Bathrooms and amenities

People with impairments use bathroom amenities in different ways, and it may take a bit longer to use them. You can solve this issue by adding an extra bathroom to your home from the start. Alternatively, adding a separate toilet will make things much easier while someone’s in the shower. The choice of flooring and good drainage are essential, as they ensure that occupants are safe from slips. For added traction, you may add non-slip mats between the shower and the rest of the bathroom. An accessible bathroom has taps and fittings within an arm’s reach from the chair, while a wall-mounted sink allows the chair to get close. In order to stay true to living green, you should include water-saving elements such as dual-flush toilets, low-flow shower heads, and tap aerators, especially if you’re planning for two bathrooms.

Assistive technologies

Perhaps one of the greatest aids for enabling people with disabilities to perform daily tasks intelligently and independently comes in the form of smart home technology.

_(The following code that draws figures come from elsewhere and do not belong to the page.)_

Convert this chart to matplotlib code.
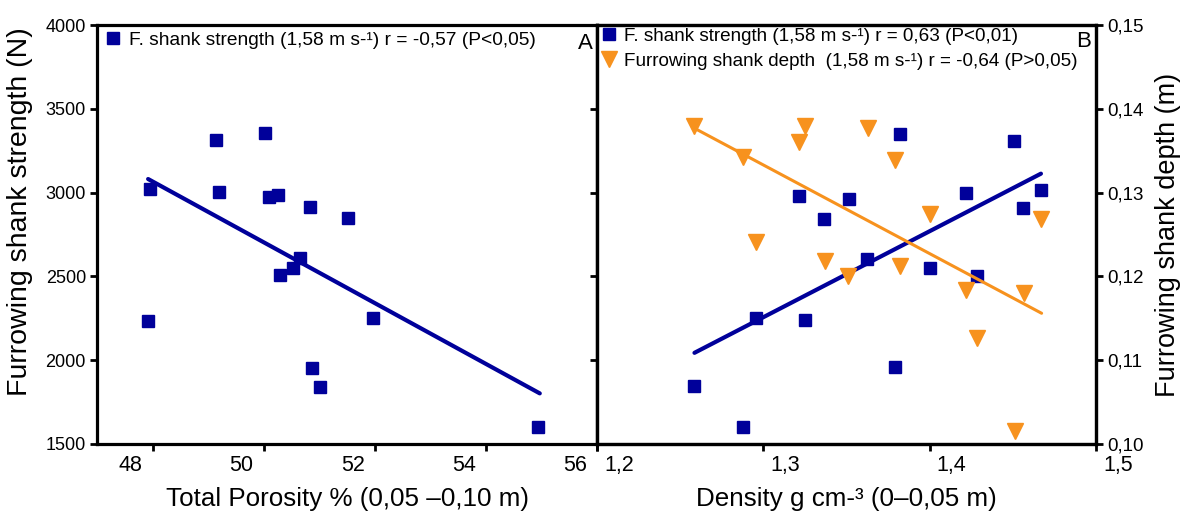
import matplotlib
matplotlib.use("Agg")
import matplotlib.pyplot as plt
import matplotlib.transforms as mtransforms
from matplotlib.ticker import FuncFormatter
from matplotlib.lines import Line2D

plt.rcParams['font.family'] = ['Liberation Sans', 'DejaVu Sans']

BLUE = '#00009a'
ORANGE = '#f7921e'

# A: total porosity vs shank strength
por_x = [47.95, 47.92, 49.15, 49.19, 50.03, 50.10, 50.25, 50.30,
         50.52, 50.66, 50.84, 50.87, 51.02, 51.51, 51.96, 54.94]
por_force = [3020, 2234, 3312, 3004, 3355, 2972, 2988, 2506,
             2551, 2611, 2915, 1952, 1843, 2851, 2250, 1600]
por_fit_x = [47.92, 54.97]
por_fit_y = [3081, 1802]

# B: density vs shank strength and shank depth
dens_x = [1.2584, 1.2880, 1.2954, 1.3251, 1.3215, 1.3366, 1.3516, 1.3625,
          1.3791, 1.3821, 1.4002, 1.4219, 1.4287, 1.4510, 1.4564, 1.4669]
dens_force = [1845, 1600, 2254, 2238, 2982, 2845, 2964, 2605,
              1957, 3347, 2550, 3000, 2504, 3306, 2911, 3014]
dens_fit_x = [1.2586, 1.4669]
dens_fit_y = [2044, 3113]

depth_x = [1.2584, 1.2875, 1.3253, 1.3215, 1.3627, 1.3793, 1.4004, 1.4667,
           1.2954, 1.3369, 1.3512, 1.3821, 1.4221, 1.4566, 1.4287, 1.4514]
depth_y = [0.1379, 0.1343, 0.1379, 0.1360, 0.1377, 0.1339, 0.1274, 0.1269,
           0.1241, 0.1218, 0.1200, 0.1212, 0.1184, 0.1180, 0.1127, 0.1016]
depth_fit_x = [1.2584, 1.4673]
depth_fit_y = [0.1377, 0.1156]

force_ticks = [1500, 2000, 2500, 3000, 3500, 4000]
por_ticks = [48, 50, 52, 54, 56]
dens_ticks = [1.2, 1.3, 1.4, 1.5]
depth_ticks = [0.10, 0.11, 0.12, 0.13, 0.14, 0.15]


def comma(fmt):
    return FuncFormatter(lambda v, p: (fmt % v).replace('.', ','))


def style(ax):
    for s in ax.spines.values():
        s.set_linewidth(2.3)
    ax.tick_params(direction='out', length=5, width=2, pad=3)
    ax.tick_params(axis='x', labelsize=15.5)
    ax.tick_params(axis='y', labelsize=13.5)


def nudge(labels, dx, fig):
    # shift tick labels sideways (pixels)
    off = mtransforms.ScaledTranslation(dx / 100, 0, fig.dpi_scale_trans)
    for lab in labels:
        lab.set_transform(lab.get_transform() + off)


W, H = 1182, 512
fig = plt.figure(figsize=(W / 100, H / 100), dpi=100)
axa = fig.add_axes([97 / W, 1 - 444 / H, 500 / W, 419 / H])
axb = fig.add_axes([597 / W, 1 - 444 / H, 499 / W, 419 / H])

# panel A
axa.plot(por_fit_x, por_fit_y, color=BLUE, lw=3, solid_capstyle='round', zorder=2)
axa.plot(por_x, por_force, 's', color=BLUE, ms=8.5, zorder=3)
axa.set_xlim(47, 56)
axa.set_ylim(1500, 4000)
axa.set_xticks(por_ticks)
axa.set_yticks(force_ticks)
axa.tick_params(right=False, top=False)
style(axa)
axa.tick_params(axis='y', labelsize=13)
axa.set_xlabel('Total Porosity % (0,05 \u20130,10 m)', fontsize=18.7, labelpad=8)
axa.set_ylabel('Furrowing shank strength (N)', fontsize=20.5)
axa.yaxis.set_label_coords(-0.127, 0.554)
axa.text(0.992, 0.982, 'A', transform=axa.transAxes, ha='right', va='top', fontsize=16)
ha = [Line2D([], [], marker='s', ls='', color=BLUE, ms=8.5)]
axa.legend(ha, ['F. shank strength (1,58 m s-\u00b9) r = -0,57 (P<0,05)'],
           loc='upper left', frameon=False, fontsize=13.8, handletextpad=0.3,
           borderaxespad=0.05, borderpad=0.3, handlelength=1.0)

# panel B
axb.plot(dens_fit_x, dens_fit_y, color=BLUE, lw=3, solid_capstyle='round', zorder=2)
axb.plot(dens_x, dens_force, 's', color=BLUE, ms=8.5, zorder=3)
axb.set_xlim(1.2, 1.5)
axb.set_ylim(1500, 4000)
axb.set_xticks(dens_ticks)
axb.set_yticks(force_ticks)
axb.xaxis.set_major_formatter(comma('%.1f'))
axb.tick_params(labelleft=False)
style(axb)
axb.set_xlabel('Density g cm-\u00b3 (0\u20130,05 m)', fontsize=18.7, labelpad=8)

axr = axb.twinx()
axr.plot(depth_fit_x, depth_fit_y, color=ORANGE, lw=2.2, solid_capstyle='round', zorder=2)
axr.plot(depth_x, depth_y, 'v', color=ORANGE, ms=11, zorder=3)
axr.set_ylim(0.10, 0.15)
axr.set_yticks(depth_ticks)
axr.yaxis.set_major_formatter(comma('%.2f'))
style(axr)
axr.tick_params(axis='y', pad=3)
axr.set_ylabel('Furrowing shank depth (m)', fontsize=19.5, labelpad=8)
axr.text(0.99, 0.985, 'B', transform=axr.transAxes, ha='right', va='top', fontsize=16)
hb = [Line2D([], [], marker='s', ls='', color=BLUE, ms=8),
      Line2D([], [], marker='v', ls='', color=ORANGE, ms=11)]
axr.legend(hb, ['F. shank strength (1,58 m s-\u00b9) r = 0,63 (P<0,01)',
                'Furrowing shank depth  (1,58 m s-\u00b9) r = -0,64 (P>0,05)'],
           loc='upper left', frameon=False, fontsize=13.6, handletextpad=0.3,
           borderaxespad=0.0, borderpad=0.15, handlelength=1.0, labelspacing=0.4)

fig.canvas.draw()
nudge(axa.get_xticklabels(), -22, fig)
nudge(axb.get_xticklabels(), 22, fig)

fig.savefig('out.png', dpi=100)
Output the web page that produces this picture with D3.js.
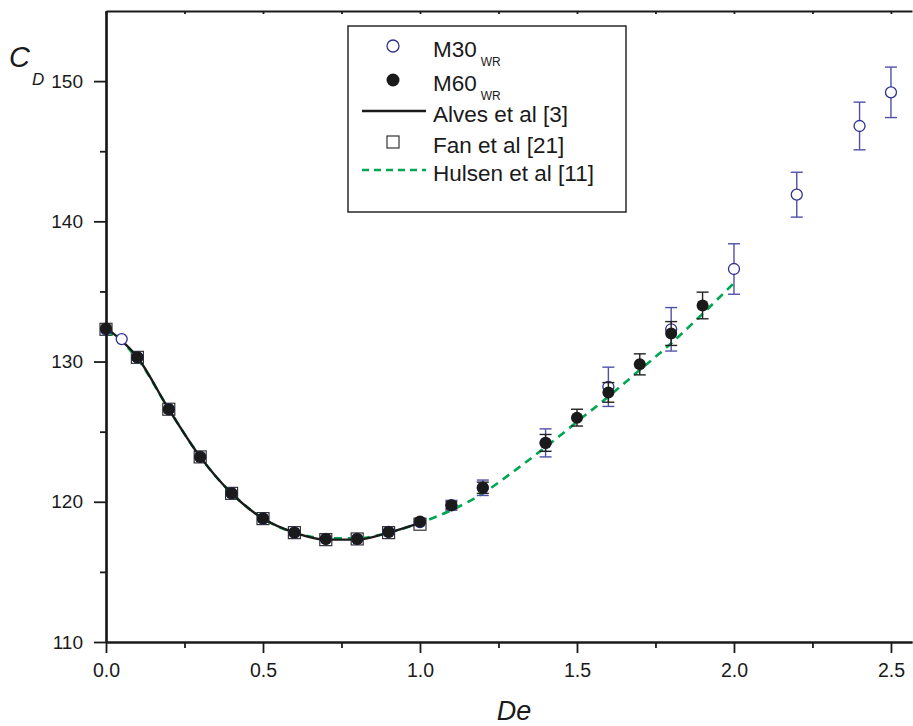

Home automation solutions are highly customizable, allowing each homeowner to create their own smart environment, from wall switches to thermostats and window blinds. In addition, there are many automated devices on the market, such as overhead fans, which can be used to increase the efficiency of a heating or cooling system, as well as various timers which can be used to activate lights or garden irrigation systems.

Tweaking the home towards accessibility not only improves the occupants’ daily routine and safety, but also saves time and motivates them to stay active. However, easier for people can also mean easier for the environment, as many of the accessible solutions pair excellently with those which increase the home’s sustainability.